PSN-L Email List Message

Subject: Re:Newbie trying to get started
From: rsparks rsparks@..........
Date: Sat, 21 Jun 2008 08:15:41 -0700


Congratulations on writing your own recording software.  Judging from
your posted recordings, your software is performing well.

Software filters can enhance the recording but certainly are not
necessary.   They can help dramatically to spot weak local quakes that
have a high frequency signature, up to about 10 hz.  I frequently see
these small quakes "riding" on the much stronger microseims caused by
the ocean waves which have a frequency in the 0.2 hz range.  A high pass
filter reduces the microseims leaving the quake much more visible.
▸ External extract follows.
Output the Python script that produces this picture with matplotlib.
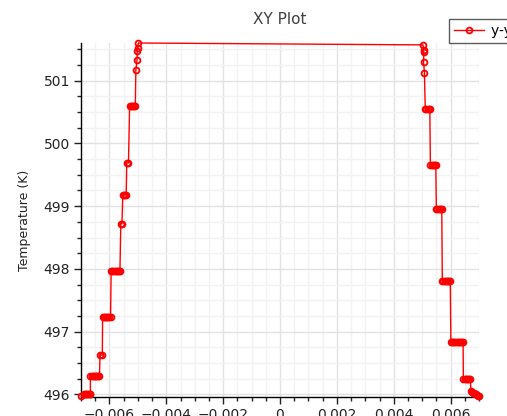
import matplotlib
matplotlib.use("Agg")
import matplotlib.pyplot as plt
from matplotlib.ticker import MultipleLocator, FixedLocator, FixedFormatter

# ---- data (position in m, temperature in K) ----
x_left = [-0.00699,
          -0.00690, -0.00686, -0.00682, -0.00678, -0.00674, -0.00670, -0.00667,
          -0.00667, -0.00663, -0.00659, -0.00655, -0.00651, -0.00647, -0.00643, -0.00639, -0.00635,
          -0.00633, -0.00625,
          -0.00624, -0.00620, -0.00616, -0.00612, -0.00608, -0.00604, -0.00600, -0.00596,
          -0.00594, -0.00590, -0.00586, -0.00582, -0.00578, -0.00574, -0.00570, -0.00566, -0.00563,
          -0.00560, -0.00556,
          -0.00553, -0.00549, -0.00545, -0.00541,
          -0.00539, -0.00533,
          -0.00529, -0.00525, -0.00521, -0.00517, -0.00513, -0.00509,
          -0.00507, -0.00503, -0.00502, -0.00501, -0.00498]
t_left = [495.97,
          496.01, 496.01, 496.01, 496.01, 496.01, 496.01, 496.01,
          496.29, 496.29, 496.29, 496.29, 496.29, 496.29, 496.29, 496.29, 496.29,
          496.63, 496.63,
          497.23, 497.23, 497.23, 497.23, 497.23, 497.23, 497.23, 497.23,
          497.97, 497.97, 497.97, 497.97, 497.97, 497.97, 497.97, 497.97, 497.97,
          498.72, 498.72,
          499.18, 499.18, 499.18, 499.18,
          499.69, 499.69,
          500.59, 500.59, 500.59, 500.59, 500.59, 500.59,
          501.17, 501.33, 501.48, 501.52, 501.60]

x_right = [0.00503, 0.00505, 0.00506, 0.00505, 0.00508,
           0.00511, 0.00515, 0.00519, 0.00523, 0.00527,
           0.00529, 0.00533, 0.00537, 0.00541, 0.00545, 0.00548,
           0.00550, 0.00554, 0.00558, 0.00562, 0.00566, 0.00569,
           0.00571, 0.00575, 0.00579, 0.00583, 0.00587, 0.00591, 0.00595, 0.00599,
           0.00601, 0.00605, 0.00609, 0.00613, 0.00617, 0.00621, 0.00625, 0.00629, 0.00633, 0.00637, 0.00641, 0.00644,
           0.00645, 0.00649, 0.00653, 0.00657, 0.00661, 0.00665, 0.00669,
           0.00672, 0.00676, 0.00680, 0.00684, 0.00688, 0.00692, 0.00696, 0.00699]
t_right = [501.57, 501.49, 501.45, 501.30, 501.13,
           500.55, 500.55, 500.55, 500.55, 500.55,
           499.66, 499.66, 499.66, 499.66, 499.66, 499.66,
           498.95, 498.95, 498.95, 498.95, 498.95, 498.95,
           497.81, 497.81, 497.81, 497.81, 497.81, 497.81, 497.81, 497.81,
           496.83, 496.83, 496.83, 496.83, 496.83, 496.83, 496.83, 496.83, 496.83, 496.83, 496.83, 496.83,
           496.25, 496.25, 496.25, 496.25, 496.25, 496.25, 496.25,
           496.05, 496.04, 496.03, 496.02, 496.00, 495.99, 495.98, 495.97]

x_ticks = [-0.006, -0.004, -0.002, 0.0, 0.002, 0.004, 0.006]
x_tick_labels = ["\u22120.006", "\u22120.004", "\u22120.002", "0", "0.002", "0.004", "0.006"]
y_ticks = [496, 497, 498, 499, 500, 501]
y_tick_labels = ["496", "497", "498", "499", "500", "501"]

series_label = "y-y 1"
title = "XY Plot"
y_label = "Temperature (K)"

# ---- figure ----
fig = plt.figure(figsize=(5.07, 4.16), dpi=100)
ax = fig.add_axes([81 / 507, 19 / 416, 398 / 507, 354 / 416])

xs = x_left + x_right
ts = t_left + t_right
ax.plot(xs, ts, color="#ff0000", lw=1.0, marker="o", markersize=4.2,
        markerfacecolor="none", markeredgecolor="#ff0000", markeredgewidth=1.3,
        label=series_label, zorder=3, clip_on=False)

ax.set_xlim(-0.007, 0.007)
ax.set_ylim(495.96, 501.6)

ax.xaxis.set_major_locator(FixedLocator(x_ticks))
ax.xaxis.set_major_formatter(FixedFormatter(x_tick_labels))
ax.xaxis.set_minor_locator(MultipleLocator(0.0005))
ax.yaxis.set_major_locator(FixedLocator(y_ticks))
ax.yaxis.set_major_formatter(FixedFormatter(y_tick_labels))
ax.yaxis.set_minor_locator(MultipleLocator(0.25))

ax.grid(which="major", color="#e2e2e2", lw=1.0)
ax.grid(which="minor", color="#f2f2f2", lw=1.0)
ax.set_axisbelow(True)

for s in ("top", "right"):
    ax.spines[s].set_visible(False)
for s in ("left", "bottom"):
    ax.spines[s].set_color("#000000")
    ax.spines[s].set_linewidth(1.0)

ax.tick_params(which="major", direction="out", length=5, width=1, colors="#222222",
               labelsize=10, pad=3)
ax.tick_params(which="minor", direction="out", length=3, width=1, colors="#222222")

ax.set_ylabel(y_label, fontsize=9, color="#222222", labelpad=9)
fig.text(280 / 507, 1 - 19 / 416, title, ha="center", va="center", fontsize=11, color="#404040")

leg = ax.legend(loc="upper left", bbox_to_anchor=(449 / 507, 1 - 19 / 416),
                bbox_transform=fig.transFigure, frameon=True, fancybox=False,
                fontsize=10, handlelength=2.2, borderpad=0.35, handletextpad=0.5,
                borderaxespad=0)
leg.get_frame().set_edgecolor("#333333")
leg.get_frame().set_linewidth(1.0)

fig.savefig("out.png", dpi=100)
On the other hand, a low pass filter can do a lot to reduce the local
environmental noise which tends to be high frequency.  Too much LP
filtering will hide any small local quakes that might occur.

I have some code written in C++ but it was written a couple of years ago
and it would take some time to tease it into something I could share and
would be understandable to you.

Briefly, an Infinite impulse response (IIR) filter is one of the easiest
to use and implement.  If you google "iir filter" you will get a
multitude of references, many of which have detailed mathematical
explanations.   On the other hand,  if you simply think of a filter as
being an averaging device that takes samples and either finds the long
term average (a low pass filter) or the short term difference (a high
pass filter), you can make a surprisingly effective software filter very
quickly.

Use the formula y[n] = c0*x[n] + c1*x[n-1] + c2*y[n-1] (from Press)
where y is the filtered value, n or n-1 is the data position where n is
the most recent value and n-1 is the first past value,  and x is the
unfiltered data value.  The constants c0, c1, and c2 are simply scaling
values.   The sum of the three constants should be 1.0 so that the
filtered data will have the same magnitude as the unfiltered data.  c2
determines the weight of the carryover term and a value of 1.0 gives
infinite carry forward.

You can play with the value of the constants as you write the software
to see the different effects.

Simply change the formula to y[n] = c0*x[n] - c1*x[n-1] + c2*y[n-1] to
make a high pass filter.

The relationship of constants to cutoff  frequency is dependent upon the
sample rate and is beyond my present knowledge.

Roger





psn-l-digest-request@.............. wrote:
> .------ ------ ------ ------ ------ ------ ------ ------ ------ ------.
> | Message 1                                                           |
> '------ ------ ------ ------ ------ ------ ------ ------ ------ ------'
> Subject: Newbie trying to get started
> From:    Steinar Midtskogen 
> Date:    Fri, 20 Jun 2008 22:07:01 +0200
>
> Hello List,
>
> I'm in the process of setting up a seismometer.  I was considering a
> few options for building one based on internet descriptions, until I
> found the SEP seismometer which at 315 seemed likely to turn out
> cheaper than all parts needed to build one myself: 
>
>  http://www.mutr.co.uk/product_info.php?products_id=9047
>
> So I got this seismometer and a quick start.  I built a box for it,
> and I set up a datalogger.  For the datalogger I'm using a Linksys
> NSLU2 which is running SlugOS Linux.  It's a little box with a 266MHz
> ARM processor and 32 MB RAM, plenty for the task.  It has ethernet and
> two USB ports.  I've plugged a card reader into one port, to which
> I've connected two flash cards which makes up the filesystem
> configured as RAID 1 for added reliability, and the other is used to
> connect to the seismometer by a serial cable.
>
> So far, so good.  Now I only need to add some software.  I've searched
> a bit for existing software, but it turns out to be mostly Windows or
> DOS applications with no source code provided, which wont run on an
> ARM processor.  I think that to use a full blown leftover pc running
> Windows for the task is both impractical and expensive.  I guess I
> have to write some code myself.
>
> I wrote a small program which logs the data from the seismometer.  I
> currently plot what I get on this web page (using gnuplot):
>
>  http://voksenlia.net/met/seismometer/
>
> What's remaining is some processing prior to plotting.  I most likely
> need to process my data with a lowpass filter.  But then I've run into
> a problem.  I know very little about signal processing, and I don't
> know what type of filter I should use for the best results.  Existing
> software uses filters it seems, but I haven't found any source code
> which could help me out.  So I turn to this list.
>
> I have a 16 bit A/D converter sampling at 20 Hz.  My seismometer has a
> natural period of about 16 seconds.  How should I process the data?